La confrontation des points de vue
Cette mainmise des grands organismes économiques et financiers internationaux sur les politiques sociales des pays au nom de la rationalité supérieure des mécanismes du marché va susciter une opposition de plus en plus structurée d’associations porteuses d’un message alternatif au "tout au marché" et opposées au contrôle des ressources mondiales par une minorité de gouvernements.

Dans les pays du Sud, de nombreux acteurs soutiennent l’idée d’une bonne gouvernance de la gestion publique, mais non dans le cadre d’un agenda externe aux populations. Cette externalité ignore, sinon détruit, les processus sociaux et politiques en cours, processus eux-mêmes enracinés dans l’histoire des peuples. À de nombreuses reprises dans le débat sur les conditionnalités, on se trouve confronté à cette contradiction entre le contenu des discours et leur lecture, et la mise en œuvre par des acteurs concrets. Ainsi, peu de personnes seront contre l’idée qu’il y a un lien entre équilibre macroéconomique à long terme, lutte contre la pauvreté, efficacité de l’aide, qualité de l’environnement… Par contre, le point de vue des acteurs peut être extrêmement différent sur ce qu’il faut comprendre par "long terme", "lutte", "efficacité", "qualité"… Dans le cadre de l’échange inégal que constitue la rencontre d’un donneur et d’un aidé, cette tension peut être d’autant plus vive que l’objectif déclaré est la maîtrise de l’opération par l’aidé.
Enfin, le débat sur la dette et la pauvreté tend à ignorer l’évolution des mouvements financiers des années 90 : où vont les investissements directs ? dans quels secteurs ? sur quel espace ? quelles sont les grandes relations entre secteurs qui sont en train de se définir à l’intérieur des différents réseaux ? quels sont les réseaux d’entreprises ? quelles sont les possibilités de valoriser les ressources locales à partir de ces différents réseaux, basés entre autres sur ces grands mouvements de capitaux, depuis une dizaine d’années ?
Peut-on prétendre lutter sérieusement contre la pauvreté sans se poser ces questions ?

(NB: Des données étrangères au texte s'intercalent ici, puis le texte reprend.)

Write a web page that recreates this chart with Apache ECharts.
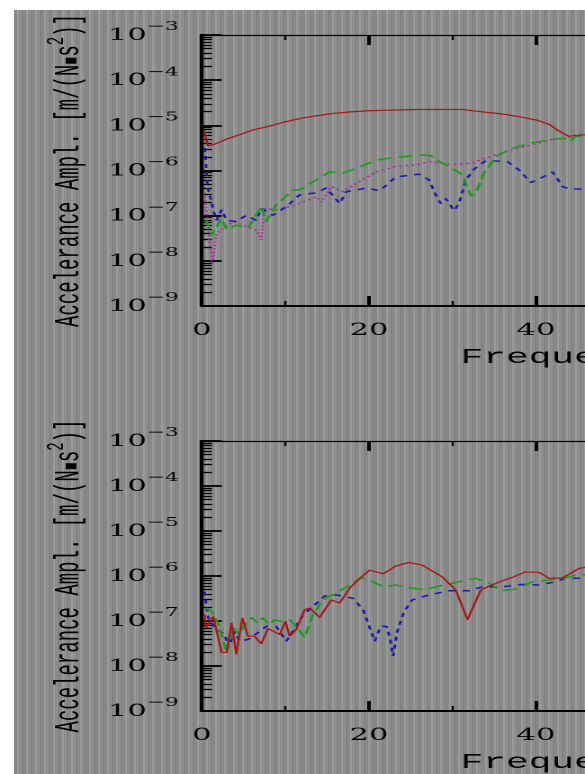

Pour une refondation de l’aide
De cette confrontation nous semble ressortir la nécessité d’une coopération contractuelle faite d’une institutionnalisation de compromis basée à la fois sur la nécessaire exigence de solidarité et le respect des règles du jeu. La difficulté, dans cette refondation, est de renverser l’ordre des priorités en permettant aux pays pauvres de définir leurs enjeux sociaux et politiques et de ne pas faire de ceux-ci de simples instruments efficaces de la réception de l’aide. Si les normes de production restent définies par les multinationales par la maîtrise des brevets, comment l’économie populaire peut-elle sortir de sa stagnation, imposer ses règles de fonctionnement qui cherchent souvent à répondre à des préoccupations davantage sociales qu’économiques?

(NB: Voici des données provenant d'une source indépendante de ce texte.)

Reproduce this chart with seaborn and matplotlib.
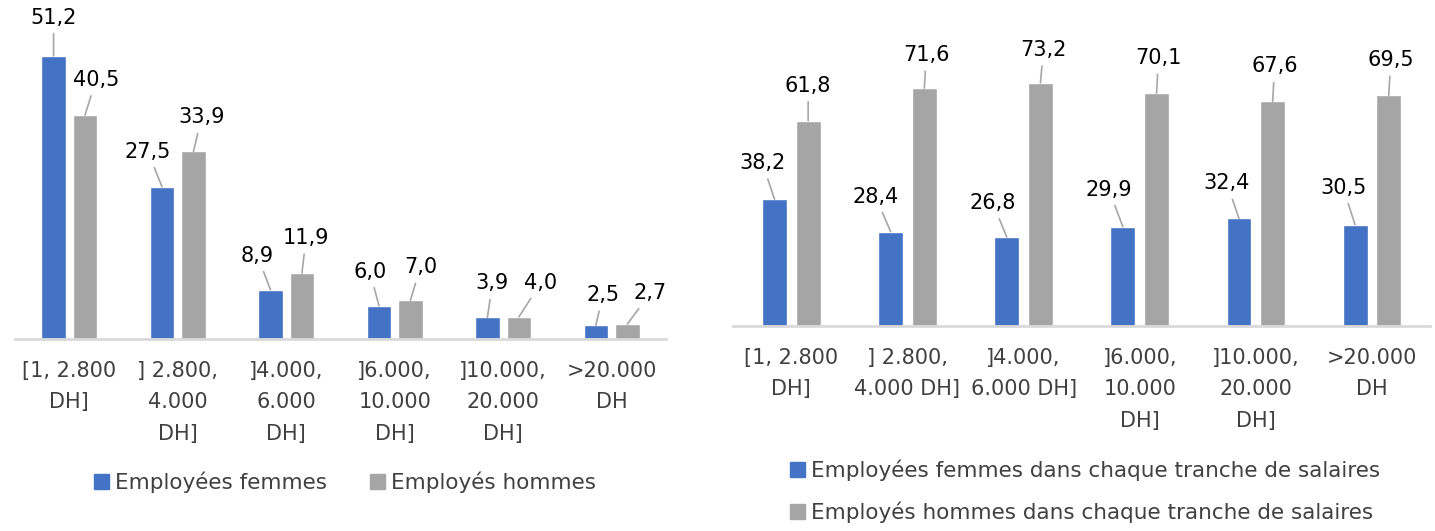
import pandas as pd
import matplotlib.pyplot as plt
import seaborn as sns

# Data
series = ["Employées femmes", "Employés hommes"]
tranches = ["t1", "t2", "t3", "t4", "t5", "t6"]

left_femmes = [51.2, 27.5, 8.9, 6.0, 3.9, 2.5]
left_hommes = [40.5, 33.9, 11.9, 7.0, 4.0, 2.7]
right_femmes = [38.2, 28.4, 26.8, 29.9, 32.4, 30.5]
right_hommes = [61.8, 71.6, 73.2, 70.1, 67.6, 69.5]

left_ticklabels = ["[1, 2.800\nDH]", "] 2.800,\n4.000\nDH]", "]4.000,\n6.000\nDH]",
                   "]6.000,\n10.000\nDH]", "]10.000,\n20.000\nDH]", ">20.000\nDH"]
right_ticklabels = ["[1, 2.800\nDH]", "] 2.800,\n4.000 DH]", "]4.000,\n6.000 DH]",
                    "]6.000,\n10.000\nDH]", "]10.000,\n20.000\nDH]", ">20.000\nDH"]
right_legend = ["Employées femmes dans chaque tranche de salaires",
                "Employés hommes dans chaque tranche de salaires"]

BLUE = "#4472C4"
GREY = "#A5A5A5"
TXT = "#404040"

# callout offsets (pixels) of the value labels: femmes row, then hommes row
left_offsets = [[(0, 38), (-14, 35), (-13, 34), (-9, 34), (5, 34), (7, 30)],
                [(11, 35), (8, 34), (4, 35), (10, 33), (22, 34), (23, 31)]]
right_offsets = [[(-12, 36), (-15, 35), (-14, 34), (-14, 37), (-12, 35), (-12, 37)],
                 [(0, 35), (2, 33), (3, 33), (2, 35), (2, 35), (2, 35)]]

sns.set_style("white")
plt.rcParams["font.family"] = ["DejaVu Sans"]
FS = 15


def make_df(femmes, hommes):
    return pd.DataFrame({
        "tranche": tranches * 2,
        "serie": [series[0]] * 6 + [series[1]] * 6,
        "valeur": femmes + hommes,
    })


def draw(ax, df, ticklabels, offsets, ymax, gap):
    sns.barplot(data=df, x="tranche", y="valeur", hue="serie", order=tranches,
                hue_order=series, palette=[BLUE, GREY], width=0.58, gap=gap,
                saturation=1, legend=False, ax=ax)
    ax.set_ylim(0, ymax)
    ax.set_xlim(-0.5, 5.5)
    ax.set_xlabel("")
    ax.set_ylabel("")
    ax.set_yticks([])
    ax.set_xticks(range(6))
    ax.set_xticklabels(ticklabels, fontsize=FS, linespacing=1.7, color=TXT)
    ax.tick_params(axis="x", length=0, pad=16)
    for s in ["top", "left", "right"]:
        ax.spines[s].set_visible(False)
    ax.spines["bottom"].set_color("#D9D9D9")
    ax.spines["bottom"].set_linewidth(2)
    for cont, offs in zip(ax.containers, offsets):
        for bar, off in zip(cont, offs):
            x = bar.get_x() + bar.get_width() / 2
            h = bar.get_height()
            ax.annotate(f"{h:.1f}".replace(".", ","), xy=(x, h), xytext=off,
                        textcoords="offset pixels", ha="center", va="center",
                        fontsize=FS, color="#000000",
                        arrowprops=dict(arrowstyle="-", color="#A6A6A6", lw=1.2,
                                        shrinkA=2, shrinkB=0))


fig = plt.figure(figsize=(14.35, 5.31), dpi=100)
ax1 = fig.add_axes([0.0105, 0.3616, 0.4535, 0.625])
ax2 = fig.add_axes([0.511, 0.386, 0.4855, 0.563])

draw(ax1, make_df(left_femmes, left_hommes), left_ticklabels, left_offsets, 60, 0.22)
draw(ax2, make_df(right_femmes, right_hommes), right_ticklabels, right_offsets, 90, 0.26)

h1 = [plt.Rectangle((0, 0), 1, 1, color=BLUE), plt.Rectangle((0, 0), 1, 1, color=GREY)]
fig.legend(h1, series, loc="center", bbox_to_anchor=(0.2405, 0.092), ncol=2,
           frameon=False, fontsize=15.5, handlelength=0.7, handleheight=0.7,
           handletextpad=0.3, columnspacing=1.97, labelcolor=TXT)
fig.legend(h1, right_legend, loc="center", bbox_to_anchor=(0.756, 0.074), ncol=1,
           frameon=False, fontsize=15.5, handlelength=0.7, handleheight=0.7,
           handletextpad=0.3, labelspacing=0.95, labelcolor=TXT)

plt.savefig("out.png", dpi=100)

Les discours rationnels sur les ajustements et la technicité de plus en plus grande dans la présentation des projets nous font oublier trop vite que l’économie est un fait humain, et que les opérations économiques essentielles sont davantage basées sur la confiance que sur le calcul rationnel. Or, cette confiance n’est pas innée. Surtout dans le cadre inégalitaire entre les peuples que nous connaissons aujourd’hui, elle est l’objet d’un apprentissage où chaque partenaire cherche à expliciter à l’autre ses propres règles d’action, de manière à ce que les termes du contrat soient compris et appliqués de part et d’autre. Une coopération ainsi pensée pourrait permettre au politique et au social de retrouver leur prééminence sur l’économique.

Jean-Marie Wautelet
Président du Département des Sciences de la population et du développement (UCL)

(1) Dock Th., Dette du Tiers-Monde, in Démocratie, 15 mars 2000, n°6, p. 4.

Sombres évolutions

En 1960, l’aide publique au développement des pays de l’OCDE représentait 0,5% du revenu par habitant des pays riches. Elle n’en représente plus aujourd’hui que 0,2%. L’écart de revenu entre habitants des pays riches et pauvres s’est creusé. Les premiers, qui représentent 15% de la population, détiennent 78% des richesses mondiales. Les seconds, c’est-à-dire 60% de la population, n’en détiennent que 6,4 %.